The first Skill we came up with was Way of Kaeula. It came together quick because a Water Skill is so versatile. You can slow enemies, speed up allies, and hey… “Making it Rain” is just cool. The second Skill, Way of Meidra, was a more support-based option. While it affects both allies and enemies, we wanted the focus to center around allowing allies to heal themselves through fighting debuffed enemies. At this point, we had a speed/slow option and a debuff/heal option, and we wanted a more “self-serving” option. Way of Lydusa was a means to allow the player to feel like a boss, so to speak. They weaken the defenses of their enemies while also collecting shards they’ve chipped off from their now-brittle exterior. It felt cool to be able to pull something away from the enemy only to use it to damage them and their cohorts!

Usually, most Archetypes come together in a similar way. We figure out the theme first, then we figure out a marquee Skill. For Invoker, it was “Skill/Jungle” theme, and the marquee Skill was Way of Kaeula. From there, we build around it until we have all three unique options. After that, most perks almost write themselves, especially if the Archetype theme is exceptionally strong up front.

Then it’s time to get Concept Art involved. We talk about the theme “Is this Archetype evil? Positive? Neutral? Is it pure DPS or is it support. Maybe a hybrid?”. Ideally, we also present the Concept Artist some pictures we discovered that highlight the mood and maybe even give some insight into potential armor ideas. They go off and do their thing and bring us a handful of concepts and we provide feedback “1A looks too friendly” or “that part on the gloves in image 2C is exactly what we are looking for… maybe that could continue through the pants / boots as well”. We usually go back and forth for a bit, and they go off and come back with a more focused second pass. Rarely do we need a third pass. We submit the look to the Creative Director (David Adams) and 99/100 times, he says “COOL”.

Next, we review the Skills, Perks, Trait and any special behavior with the Gameplay Engineering Team and Technical Designers. We review each element to determine how complex they are to make sure they can fit within our schedule. Sometimes we may have to rethink something, and sometimes we are inspired to enhance our designs even further because someone points out an additional feature that may be appropriate. We also talk to the Animation team in case we have any special requests (casting animations, other features, etc).

As each element comes online – usually the Prime or an individual Skill – we start to test them out in our combat test room.
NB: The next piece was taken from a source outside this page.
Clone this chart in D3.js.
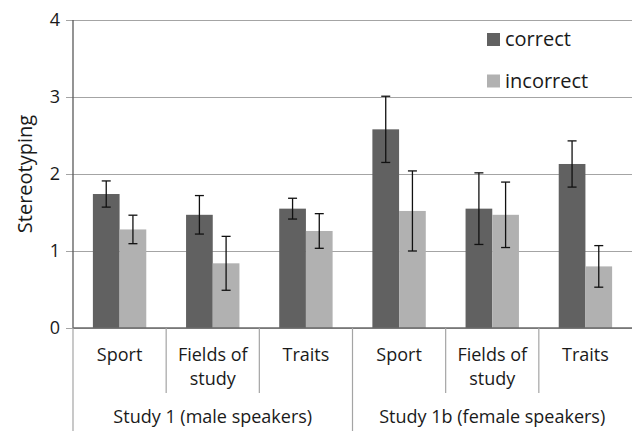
<!DOCTYPE html>
<html>
<head>
<meta charset="utf-8">
<script src="https://cdn.jsdelivr.net/npm/d3@7"></script>
<style>
  html, body { margin: 0; padding: 0; background: #fff; }
  svg { display: block; }
</style>
</head>
<body>
<script>
const fontFamily = "'Open Sans', 'Noto Sans', sans-serif";

// data
const groups = ["Study 1 (male speakers)", "Study 1b (female speakers)"];
const categories = ["Sport", "Fields of study", "Traits", "Sport", "Fields of study", "Traits"];
const categoryLines = [["Sport"], ["Fields of", "study"], ["Traits"], ["Sport"], ["Fields of", "study"], ["Traits"]];
const series = ["correct", "incorrect"];
const correct = [1.74, 1.47, 1.55, 2.58, 1.55, 2.13];
const correctErr = [0.17, 0.25, 0.135, 0.43, 0.465, 0.30];
const incorrect = [1.28, 0.84, 1.26, 1.52, 1.47, 0.80];
const incorrectErr = [0.185, 0.35, 0.225, 0.52, 0.425, 0.27];
const yTicks = [0, 1, 2, 3, 4];

const colors = { correct: "#616161", incorrect: "#b1b1b1" };

const width = 633;
const height = 431;
const plotLeft = 73, plotRight = 632, plotTop = 20, plotBottom = 328;

const svg = d3.select("body").append("svg")
    .attr("width", width)
    .attr("height", height)
    .style("font-family", fontFamily);

const keys = categories.map((c, i) => i);

const x = d3.scaleBand()
    .domain(keys)
    .range([plotLeft, plotRight])
    .paddingInner(0)
    .paddingOuter(0);

const xSeries = d3.scaleBand()
    .domain(series)
    .range([0, x.bandwidth()])
    .paddingInner(0)
    .paddingOuter(0.745);

const xGroup = d3.scaleBand()
    .domain(groups)
    .range([plotLeft, plotRight]);

const y = d3.scaleLinear()
    .domain([0, 4])
    .range([plotBottom, plotTop]);

// gridlines + y axis
const yAxis = svg.append("g")
    .attr("transform", `translate(${plotLeft},0)`)
    .call(d3.axisLeft(y).tickValues(yTicks).tickFormat(d3.format("d")).tickSizeInner(-(plotRight - plotLeft)).tickSizeOuter(0).tickPadding(13));

yAxis.select(".domain").remove();
yAxis.selectAll(".tick line")
    .attr("stroke", "#a4a4a4")
    .attr("stroke-width", 1.2)
    .attr("x1", -7);
yAxis.selectAll(".tick text")
    .attr("font-size", 18)
    .attr("font-family", fontFamily)
    .attr("fill", "#1a1a1a");

// bars
const rows = keys.map(i => ({
    i: i,
    values: [
        { key: "correct", value: correct[i], err: correctErr[i] },
        { key: "incorrect", value: incorrect[i], err: incorrectErr[i] }
    ]
}));

const cat = svg.append("g")
    .selectAll("g")
    .data(rows)
    .enter()
    .append("g")
    .attr("transform", d => `translate(${x(d.i)},0)`);

cat.selectAll("rect")
    .data(d => d.values)
    .enter()
    .append("rect")
    .attr("x", d => xSeries(d.key))
    .attr("y", d => y(d.value))
    .attr("width", xSeries.bandwidth())
    .attr("height", d => y(0) - y(d.value))
    .attr("fill", d => colors[d.key]);

// error bars
const err = cat.selectAll("g.err")
    .data(d => d.values)
    .enter()
    .append("g")
    .classed("err", true)
    .attr("stroke", "#111")
    .attr("stroke-width", 1.3);

const cx = d => xSeries(d.key) + xSeries.bandwidth() / 2;
err.append("line")
    .attr("x1", cx).attr("x2", cx)
    .attr("y1", d => y(d.value + d.err))
    .attr("y2", d => y(d.value - d.err));
err.append("line")
    .attr("x1", d => cx(d) - 4.5).attr("x2", d => cx(d) + 4.5)
    .attr("y1", d => y(d.value + d.err))
    .attr("y2", d => y(d.value + d.err));
err.append("line")
    .attr("x1", d => cx(d) - 4.5).attr("x2", d => cx(d) + 4.5)
    .attr("y1", d => y(d.value - d.err))
    .attr("y2", d => y(d.value - d.err));

// y axis line
svg.append("line")
    .attr("x1", plotLeft).attr("x2", plotLeft)
    .attr("y1", plotTop).attr("y2", plotBottom)
    .attr("stroke", "#5a5a5a")
    .attr("stroke-width", 1.3);

// x axis line
svg.append("line")
    .attr("x1", plotLeft).attr("x2", plotRight)
    .attr("y1", plotBottom).attr("y2", plotBottom)
    .attr("stroke", "#6a6a6a")
    .attr("stroke-width", 1.3);

// category separators
svg.append("g")
    .selectAll("line")
    .data(keys.filter(i => i % 3 !== 0))
    .enter()
    .append("line")
    .attr("x1", d => x(d)).attr("x2", d => x(d))
    .attr("y1", plotBottom).attr("y2", 393)
    .attr("stroke", "#a4a4a4")
    .attr("stroke-width", 1.2);

// group separators
svg.append("g")
    .selectAll("line")
    .data(groups)
    .enter()
    .append("line")
    .attr("x1", d => xGroup(d)).attr("x2", d => xGroup(d))
    .attr("y1", plotBottom).attr("y2", height)
    .attr("stroke", "#a4a4a4")
    .attr("stroke-width", 1.2);

// category labels
const catLabels = svg.append("g")
    .selectAll("text")
    .data(keys)
    .enter()
    .append("text")
    .attr("text-anchor", "middle")
    .attr("font-size", 18)
    .attr("fill", "#1a1a1a");

catLabels.selectAll("tspan")
    .data(i => categoryLines[i].map(t => ({ i: i, t: t })))
    .enter()
    .append("tspan")
    .attr("x", d => x(d.i) + x.bandwidth() / 2)
    .attr("y", (d, j) => 361 + j * 23.5)
    .text(d => d.t);

// group labels
svg.append("g")
    .selectAll("text")
    .data(groups)
    .enter()
    .append("text")
    .attr("x", d => xGroup(d) + xGroup.bandwidth() / 2)
    .attr("y", 423)
    .attr("text-anchor", "middle")
    .attr("font-size", 18)
    .attr("fill", "#1a1a1a")
    .text(d => d);

// y label
svg.append("text")
    .attr("transform", "translate(32,174) rotate(-90)")
    .attr("text-anchor", "middle")
    .attr("font-size", 20)
    .attr("fill", "#1a1a1a")
    .text("Stereotyping");

// legend
const legend = svg.append("g")
    .selectAll("g")
    .data(series)
    .enter()
    .append("g")
    .attr("transform", (d, i) => `translate(487,${33 + i * 41.5})`);

legend.append("rect")
    .attr("width", 13)
    .attr("height", 13)
    .attr("fill", d => colors[d]);

legend.append("text")
    .attr("x", 18)
    .attr("y", 13)
    .attr("font-size", 20)
    .attr("fill", "#1a1a1a")
    .text(d => d);
</script>
</body>
</html>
Sometimes things sound great on paper but in practice they leave something to be desired. This is where we start to determine if something is missing, too complex or confusing, too cumbersome, or if we are on the right path. Quite often we will test the first pass of a Skill and think “ok, this is pretty awesome!”. We tune things like damage or healing values, ranges, durations etc… to get them feeling “good for a first pass”. If we are happy with them, we send them to VFX and SFX to really help make them shine. However, if we find something missing, then we take some time to figure out where it can improve and after it’s adjusted, we redo the “first pass” testing process over again.